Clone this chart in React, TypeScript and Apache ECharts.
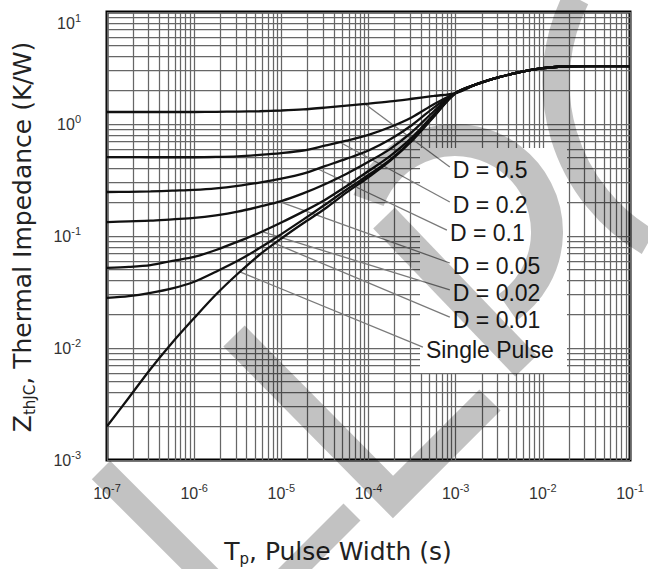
import React, { useEffect, useRef } from "react";
import * as echarts from "echarts";

// Pulse width Tp (s)
const pulseWidth = [1e-7, 1.78e-7, 3.16e-7, 5.62e-7, 1e-6, 1.78e-6, 3.16e-6, 5.62e-6, 1e-5, 1.78e-5, 3.16e-5, 5.62e-5, 1e-4, 1.78e-4, 3.16e-4, 5.62e-4, 1e-3, 1.78e-3, 3.16e-3, 5.62e-3, 1e-2, 1.78e-2, 3.16e-2, 5.62e-2, 1e-1];

// Thermal impedance Z (K/W)
const zD050 = [1.28, 1.28, 1.28, 1.28, 1.28, 1.285, 1.29, 1.30, 1.32, 1.35, 1.40, 1.46, 1.52, 1.59, 1.68, 1.78, 1.89, 2.28, 2.62, 2.92, 3.15, 3.26, 3.28, 3.28, 3.28];
const zD020 = [0.507, 0.506, 0.505, 0.505, 0.505, 0.508, 0.515, 0.53, 0.55, 0.58, 0.64, 0.71, 0.80, 0.94, 1.15, 1.5, 1.89, 2.28, 2.62, 2.92, 3.15, 3.26, 3.28, 3.28, 3.28];
const zD010 = [0.247, 0.248, 0.25, 0.254, 0.258, 0.266, 0.28, 0.30, 0.325, 0.36, 0.42, 0.49, 0.58, 0.73, 0.98, 1.4, 1.89, 2.28, 2.62, 2.92, 3.15, 3.26, 3.28, 3.28, 3.28];
const zD005 = [0.133, 0.135, 0.137, 0.141, 0.145, 0.153, 0.165, 0.183, 0.205, 0.24, 0.29, 0.36, 0.46, 0.60, 0.85, 1.3, 1.89, 2.28, 2.62, 2.92, 3.15, 3.26, 3.28, 3.28, 3.28];
const zD002 = [0.052, 0.053, 0.055, 0.060, 0.065, 0.075, 0.089, 0.107, 0.132, 0.165, 0.21, 0.28, 0.38, 0.52, 0.76, 1.22, 1.89, 2.28, 2.62, 2.92, 3.15, 3.26, 3.28, 3.28, 3.28];
const zD001 = [0.028, 0.029, 0.031, 0.034, 0.039, 0.048, 0.060, 0.078, 0.104, 0.14, 0.19, 0.26, 0.35, 0.48, 0.72, 1.18, 1.89, 2.28, 2.62, 2.92, 3.15, 3.26, 3.28, 3.28, 3.28];
const zSingle = [0.002, 0.0036, 0.0065, 0.0112, 0.0185, 0.030, 0.046, 0.068, 0.095, 0.13, 0.175, 0.245, 0.335, 0.47, 0.71, 1.16, 1.89, 2.28, 2.62, 2.92, 3.15, 3.26, 3.28, 3.28, 3.28];

const curveNames = ["D = 0.5", "D = 0.2", "D = 0.1", "D = 0.05", "D = 0.02", "D = 0.01", "Single Pulse"];
const curveValues = [zD050, zD020, zD010, zD005, zD002, zD001, zSingle];

// Leader lines: Tp where each leader touches its curve, and where its label sits
const leaderCurveT = [9.1e-5, 4.7e-5, 2.6e-5, 9.5e-6, 6.0e-6, 7.4e-6, 3.35e-6];
const leaderLabelT = [8.57e-4, 8.57e-4, 7.93e-4, 8.57e-4, 8.57e-4, 8.57e-4, 4.21e-4];
const leaderLabelZ = [0.413, 0.201, 0.113, 0.0574, 0.033, 0.0189, 0.0102];

// Axis extents and minor grid multipliers
const xMin = 1e-7;
const xMax = 1e-1;
const yMin = 1e-3;
const yMax = 10;
const xDecades = [-7, -6, -5, -4, -3, -2];
const yDecades = [-3, -2, -1, 0];
const minorSteps = [2, 3, 4, 5, 6, 7, 8, 9];

const FONT = "'Liberation Sans', Arial, sans-serif";
const TITLE_FONT = "'DejaVu Sans', 'Liberation Sans', sans-serif";
const GRID_COLOR = "#666666";
const WM = "rgba(0,0,0,0.24)";

function interpLogLog(xs: number[], ys: number[], x: number): number {
  const lx = Math.log10(x);
  for (let i = 0; i < xs.length - 1; i++) {
    const a = Math.log10(xs[i]);
    const b = Math.log10(xs[i + 1]);
    if (lx >= a && lx <= b) {
      const t = (lx - a) / (b - a);
      return Math.pow(10, Math.log10(ys[i]) * (1 - t) + Math.log10(ys[i + 1]) * t);
    }
  }
  return ys[ys.length - 1];
}

export default function App() {
  const ref = useRef<HTMLDivElement>(null);

  useEffect(() => {
    if (!ref.current) return;
    const chart = echarts.init(ref.current, null, { renderer: "svg" });

    const gridLines: { coords: number[][] }[] = [];
    xDecades.forEach((d) =>
      minorSteps.forEach((m) => {
        const v = m * Math.pow(10, d);
        gridLines.push({ coords: [[v, yMin], [v, yMax]] });
      })
    );
    yDecades.forEach((d) =>
      minorSteps.forEach((m) => {
        const v = m * Math.pow(10, d);
        gridLines.push({ coords: [[xMin, v], [xMax, v]] });
      })
    );

    const tickRich = {
      b: { fontSize: 16, lineHeight: 22, color: "#333", fontFamily: FONT },
      s: { fontSize: 11, lineHeight: 12, verticalAlign: "top", color: "#333", fontFamily: FONT },
    };
    const tickFormatter = (v: number) => `{b|10}{s|${Math.round(Math.log10(v))}}`;

    const gridSeries = {
      type: "lines",
      coordinateSystem: "cartesian2d",
      silent: true,
      z: 1,
      polyline: false,
      lineStyle: { color: GRID_COLOR, width: 1.25, opacity: 1, curveness: 0 },
      data: gridLines,
    };

    const curveSeries = curveNames.map((name, k) => ({
      name,
      type: "line",
      data: pulseWidth.map((t, i) => [t, curveValues[k][i]]),
      showSymbol: false,
      smooth: 0.3,
      z: 6,
      lineStyle: { color: "#111", width: 2.3 },
    }));

    const leaderSeries = curveNames.map((name, k) => ({
      name: name + " leader",
      type: "line",
      data: [
        [leaderCurveT[k], interpLogLog(pulseWidth, curveValues[k], leaderCurveT[k])],
        [leaderLabelT[k], leaderLabelZ[k]],
      ],
      showSymbol: false,
      z: 5,
      lineStyle: { color: "#7a7a7a", width: 1.3 },
      endLabel: {
        show: true,
        formatter: () => name,
        fontSize: 23,
        fontFamily: FONT,
        color: "#1a1a1a",
        distance: 3,
        offset: [0, 3],
      },
    }));

    const deg = Math.PI / 180;

    chart.setOption({
      animation: false,
      backgroundColor: "#fff",
      grid: {
        left: 107,
        top: 12,
        right: 18,
        bottom: 109,
        show: true,
        borderColor: "#000",
        borderWidth: 3,
        backgroundColor: "transparent",
      },
      xAxis: {
        type: "log",
        logBase: 10,
        min: xMin,
        max: xMax,
        splitNumber: 6,
        axisLine: { show: false },
        axisTick: { show: false },
        splitLine: { show: true, lineStyle: { color: GRID_COLOR, width: 1.25 } },
        axisLabel: {
          formatter: tickFormatter,
          rich: tickRich,
          margin: 22,
          showMinLabel: true,
          showMaxLabel: true,
        },
      },
      yAxis: {
        type: "log",
        logBase: 10,
        min: yMin,
        max: yMax,
        splitNumber: 4,
        axisLine: { show: false },
        axisTick: { show: false },
        splitLine: { show: true, lineStyle: { color: GRID_COLOR, width: 1.25 } },
        axisLabel: {
          formatter: tickFormatter,
          rich: tickRich,
          margin: 26,
          showMinLabel: true,
          showMaxLabel: true,
          verticalAlignMaxLabel: "top",
        },
      },
      series: [gridSeries, ...leaderSeries, ...curveSeries],
      graphic: [
        {
          type: "rect",
          z: 3,
          silent: true,
          shape: { x: 420, y: 148, width: 147, height: 225 },
          style: { fill: "#fff" },
        },
        {
          type: "text",
          z: 10,
          x: 338,
          y: 551,
          style: {
            text: "{a|T}{b|p}{a|, Pulse Width (s)}",
            align: "center",
            verticalAlign: "middle",
            rich: {
              a: { fontSize: 25, lineHeight: 30, fontFamily: TITLE_FONT, fill: "#222" },
              b: { fontSize: 15, lineHeight: 16, verticalAlign: "bottom", fontFamily: TITLE_FONT, fill: "#222" },
            },
          },
        },
        {
          type: "text",
          z: 10,
          x: 22,
          y: 237,
          rotation: Math.PI / 2,
          style: {
            text: "{a|Z}{b|thJC}{a|, Thermal Impedance (K/W)}",
            align: "center",
            verticalAlign: "middle",
            rich: {
              a: { fontSize: 25, lineHeight: 30, fontFamily: TITLE_FONT, fill: "#222" },
              b: { fontSize: 15, lineHeight: 16, verticalAlign: "bottom", fontFamily: TITLE_FONT, fill: "#222" },
            },
          },
        },
        {
          type: "group",
          z: 20,
          silent: true,
          children: [
            {
              type: "polyline",
              z: 20,
              shape: { points: [[234, 336], [393, 497], [490, 400]] },
              style: { stroke: WM, lineWidth: 30, fill: "none", lineJoin: "miter", lineCap: "butt" },
            },
            {
              type: "polyline",
              z: 20,
              shape: { points: [[101, 470], [210, 579]] },
              style: { stroke: WM, lineWidth: 26, fill: "none", lineCap: "butt" },
            },
            {
              type: "polyline",
              z: 20,
              shape: { points: [[352, 512], [285, 579]] },
              style: { stroke: WM, lineWidth: 24, fill: "none", lineCap: "butt" },
            },
            {
              type: "arc",
              z: 20,
              shape: { cx: 741, cy: 82, r: 185, startAngle: 120 * deg, endAngle: 207 * deg, clockwise: true },
              style: { stroke: WM, lineWidth: 27, fill: "none" },
            },
            {
              type: "arc",
              z: 20,
              shape: { cx: 455, cy: 232, r: 92, startAngle: 200 * deg, endAngle: 415 * deg, clockwise: true },
              style: { stroke: WM, lineWidth: 32, fill: "none" },
            },
            {
              type: "polyline",
              z: 20,
              shape: { points: [[384, 218], [526, 366]] },
              style: { stroke: WM, lineWidth: 30, fill: "none", lineCap: "butt" },
            },
          ],
        },
      ],
    });

    return () => chart.dispose();
  }, []);

  return (
    <div
      ref={ref}
      style={{ position: "fixed", left: 0, top: 0, width: 648, height: 569, background: "#fff" }}
    />
  );
}
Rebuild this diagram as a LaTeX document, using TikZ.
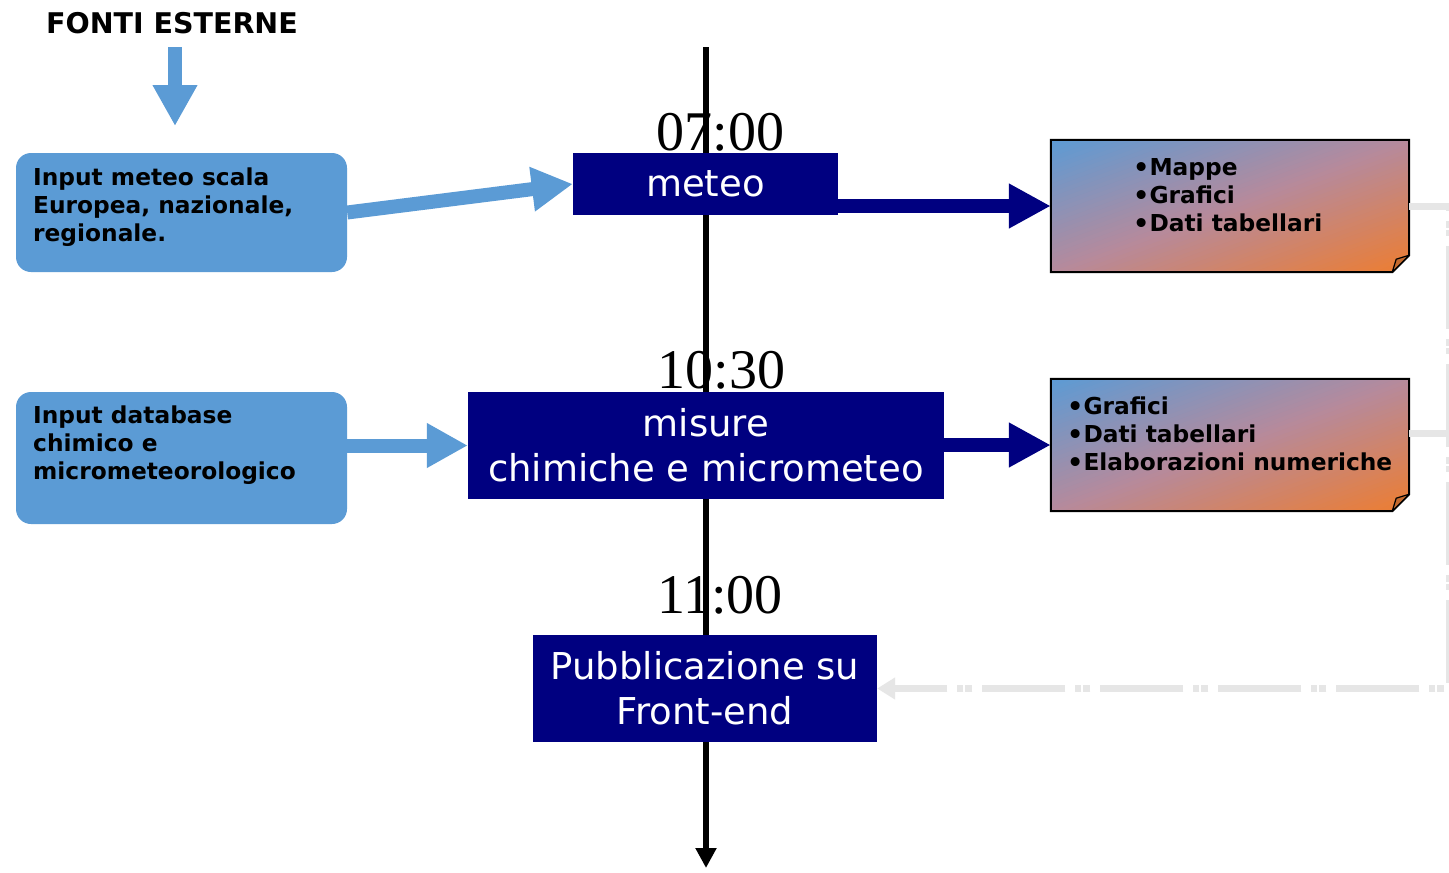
\documentclass[tikz,border=0pt]{standalone}
\usepackage{fontspec}
\setmainfont{DejaVu Sans}
\newfontfamily\timefont{Liberation Serif}
\usetikzlibrary{arrows.meta,calc}
\definecolor{lblue}{HTML}{5B9BD5}
\definecolor{navy}{HTML}{000080}
\definecolor{orng}{HTML}{ED7D31}
\definecolor{mauve}{HTML}{B68A9C}
\definecolor{lgray}{HTML}{E6E6E6}
\definecolor{fold}{HTML}{C46A2E}
\newcommand\bul{\raisebox{-1pt}{\fontsize{25.5}{28}\selectfont•}}
\begin{document}
\begin{tikzpicture}[x=1pt,y=-1pt,
  inbox/.style={fill=lblue, rounded corners=15pt, inner sep=0pt, draw=none},
  intext/.style={anchor=north west, align=left, inner sep=0pt, font=\bfseries\fontsize{23.3}{28}\selectfont},
  navybox/.style={fill=navy, text=white, inner sep=0pt, align=center, font=\fontsize{37}{45}\selectfont},
  timelbl/.style={anchor=base, inner sep=0pt, font=\timefont\fontsize{56}{60}\selectfont},
  notebox/.style={inner sep=0pt, minimum width=358pt, minimum height=132pt},
  notetext/.style={anchor=north west, align=left, inner sep=0pt, font=\bfseries\fontsize{23.3}{28}\selectfont},
  blockblue/.style={draw=lblue, line width=14pt, -{Triangle[width=42pt,length=41pt]}},
  blocknavy/.style={draw=navy, line width=14pt, -{Triangle[width=42pt,length=42pt]}},
  feedback/.style={draw=lgray, line width=7pt, dash pattern=on 83pt off 10pt on 7pt off 2pt on 6pt off 10pt, dash phase=38pt},
]
\useasboundingbox[fill=white] (0,0) rectangle (1449,873);

% title and entry arrow
\node[anchor=base, inner sep=0pt, font=\bfseries\fontsize{28.5}{32}\selectfont] (title) at (172,33) {FONTI ESTERNE};
\coordinate (srcA) at (175,47);
\coordinate (srcB) at (175,126);
\draw[blockblue] (srcA) -- (srcB);

% input boxes
\node[inbox, minimum width=331pt, minimum height=119pt] (b1) at (181.5,212.5) {};
\node[intext] (b1t) at (33,167.5) {Input meteo scala\\Europea, nazionale,\\regionale.};
\node[inbox, minimum width=331pt, minimum height=132pt] (b2) at (181.5,458) {};
\node[intext] (b2t) at (33,405.5) {Input database\\chimico e\\micrometeorologico};

% time labels
\node[timelbl] (t1) at (720.5,150) {07:00};
\node[timelbl] (t2) at (721.5,388) {10:30};
\node[timelbl] (t3) at (720,613) {11:00};

% timeline
\coordinate (tl0) at (706,47);
\coordinate (tl1) at (706,868);
\draw[line width=6pt, -{Triangle[width=20pt,length=20pt]}] (tl0) -- (tl1);

% navy boxes
\node[navybox, minimum width=265pt, minimum height=62pt] (meteo) at (705.5,184) {meteo};
\node[navybox, minimum width=476pt, minimum height=107pt] (misure) at (706,445.5) {misure\\chimiche e micrometeo};
\node[navybox, minimum width=344pt, minimum height=107pt] (pub) at (705,688.5) {Pubblicazione su\\Front-end};

% notes
\node[notebox] (n1) at (1230,206) {};
\node[notebox] (n2) at (1230,445) {};
\foreach \n in {n1,n2}{
  \begin{scope}
    \clip (\n.north west) -- (\n.north east) -- ([yshift=17pt]\n.south east) -- ([xshift=-17pt]\n.south east) -- (\n.south west) -- cycle;
    \foreach \i in {0,...,59}{
      \pgfmathsetmacro\sa{2*\i/60}
      \pgfmathsetmacro\sb{2*(\i+1.4)/60}
      \pgfmathsetmacro\pc{(\i+0.5)*100/60}
      \ifdim\pc pt<50pt
        \pgfmathsetmacro\q{2*\pc}\edef\col{mauve!\q!lblue}
      \else
        \pgfmathsetmacro\q{2*\pc-100}\edef\col{orng!\q!mauve}
      \fi
      \fill[fill=\col] ($(\n.north west)!\sa!(\n.north east)$) -- ($(\n.north west)!\sb!(\n.north east)$)
        -- ($(\n.north west)!\sb!(\n.south west)$) -- ($(\n.north west)!\sa!(\n.south west)$) -- cycle;
    }
  \end{scope}
  \draw[black, line width=2pt]
    (\n.north west) -- (\n.north east) -- ([yshift=17pt]\n.south east) -- ([xshift=-17pt]\n.south east) -- (\n.south west) -- cycle;
  \filldraw[fill=fold, draw=black, line width=1.2pt, line join=round]
    ([xshift=-17pt]\n.south east) -- ([xshift=-13pt,yshift=13pt]\n.south east) -- ([yshift=17pt]\n.south east) -- cycle;
}
\node[notetext] (n1t) at (1133,158) {\bul Mappe\\\bul Grafici\\\bul Dati tabellari};
\node[notetext] (n2t) at (1067,397) {\bul Grafici\\\bul Dati tabellari\\\bul Elaborazioni numeriche};

% connectors
\draw[blockblue] (b1.east) -- (meteo.west);
\draw[blockblue] (b2.east |- misure.west) -- (misure.west);
\draw[blocknavy] (meteo.east |- n1.west) -- (n1.west);
\draw[blocknavy] (misure.east |- n2.west) -- (n2.west);

% feedback
\coordinate (fbtop) at (1449,206);
\coordinate (n2out) at ([yshift=12pt]n2.east);
\draw[feedback, -{Triangle[width=21pt,length=18pt]}] (n1.east) -- (fbtop) |- (pub.east);
\draw[feedback] (n2out) -- (n2out -| fbtop);
\end{tikzpicture}
\end{document}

.....

▶ _PROBLEM_
Up to and including the line with "0.033, 0.0189, 0.0102];", copy the data above from its first line. Skip pictures.

▶ _RESULT FOR THIS TASK_
Clone this chart in React, TypeScript and Apache ECharts.
import React, { useEffect, useRef } from "react";
import * as echarts from "echarts";

// Pulse width Tp (s)
const pulseWidth = [1e-7, 1.78e-7, 3.16e-7, 5.62e-7, 1e-6, 1.78e-6, 3.16e-6, 5.62e-6, 1e-5, 1.78e-5, 3.16e-5, 5.62e-5, 1e-4, 1.78e-4, 3.16e-4, 5.62e-4, 1e-3, 1.78e-3, 3.16e-3, 5.62e-3, 1e-2, 1.78e-2, 3.16e-2, 5.62e-2, 1e-1];

// Thermal impedance Z (K/W)
const zD050 = [1.28, 1.28, 1.28, 1.28, 1.28, 1.285, 1.29, 1.30, 1.32, 1.35, 1.40, 1.46, 1.52, 1.59, 1.68, 1.78, 1.89, 2.28, 2.62, 2.92, 3.15, 3.26, 3.28, 3.28, 3.28];
const zD020 = [0.507, 0.506, 0.505, 0.505, 0.505, 0.508, 0.515, 0.53, 0.55, 0.58, 0.64, 0.71, 0.80, 0.94, 1.15, 1.5, 1.89, 2.28, 2.62, 2.92, 3.15, 3.26, 3.28, 3.28, 3.28];
const zD010 = [0.247, 0.248, 0.25, 0.254, 0.258, 0.266, 0.28, 0.30, 0.325, 0.36, 0.42, 0.49, 0.58, 0.73, 0.98, 1.4, 1.89, 2.28, 2.62, 2.92, 3.15, 3.26, 3.28, 3.28, 3.28];
const zD005 = [0.133, 0.135, 0.137, 0.141, 0.145, 0.153, 0.165, 0.183, 0.205, 0.24, 0.29, 0.36, 0.46, 0.60, 0.85, 1.3, 1.89, 2.28, 2.62, 2.92, 3.15, 3.26, 3.28, 3.28, 3.28];
const zD002 = [0.052, 0.053, 0.055, 0.060, 0.065, 0.075, 0.089, 0.107, 0.132, 0.165, 0.21, 0.28, 0.38, 0.52, 0.76, 1.22, 1.89, 2.28, 2.62, 2.92, 3.15, 3.26, 3.28, 3.28, 3.28];
const zD001 = [0.028, 0.029, 0.031, 0.034, 0.039, 0.048, 0.060, 0.078, 0.104, 0.14, 0.19, 0.26, 0.35, 0.48, 0.72, 1.18, 1.89, 2.28, 2.62, 2.92, 3.15, 3.26, 3.28, 3.28, 3.28];
const zSingle = [0.002, 0.0036, 0.0065, 0.0112, 0.0185, 0.030, 0.046, 0.068, 0.095, 0.13, 0.175, 0.245, 0.335, 0.47, 0.71, 1.16, 1.89, 2.28, 2.62, 2.92, 3.15, 3.26, 3.28, 3.28, 3.28];

const curveNames = ["D = 0.5", "D = 0.2", "D = 0.1", "D = 0.05", "D = 0.02", "D = 0.01", "Single Pulse"];
const curveValues = [zD050, zD020, zD010, zD005, zD002, zD001, zSingle];

// Leader lines: Tp where each leader touches its curve, and where its label sits
const leaderCurveT = [9.1e-5, 4.7e-5, 2.6e-5, 9.5e-6, 6.0e-6, 7.4e-6, 3.35e-6];
const leaderLabelT = [8.57e-4, 8.57e-4, 7.93e-4, 8.57e-4, 8.57e-4, 8.57e-4, 4.21e-4];
const leaderLabelZ = [0.413, 0.201, 0.113, 0.0574, 0.033, 0.0189, 0.0102];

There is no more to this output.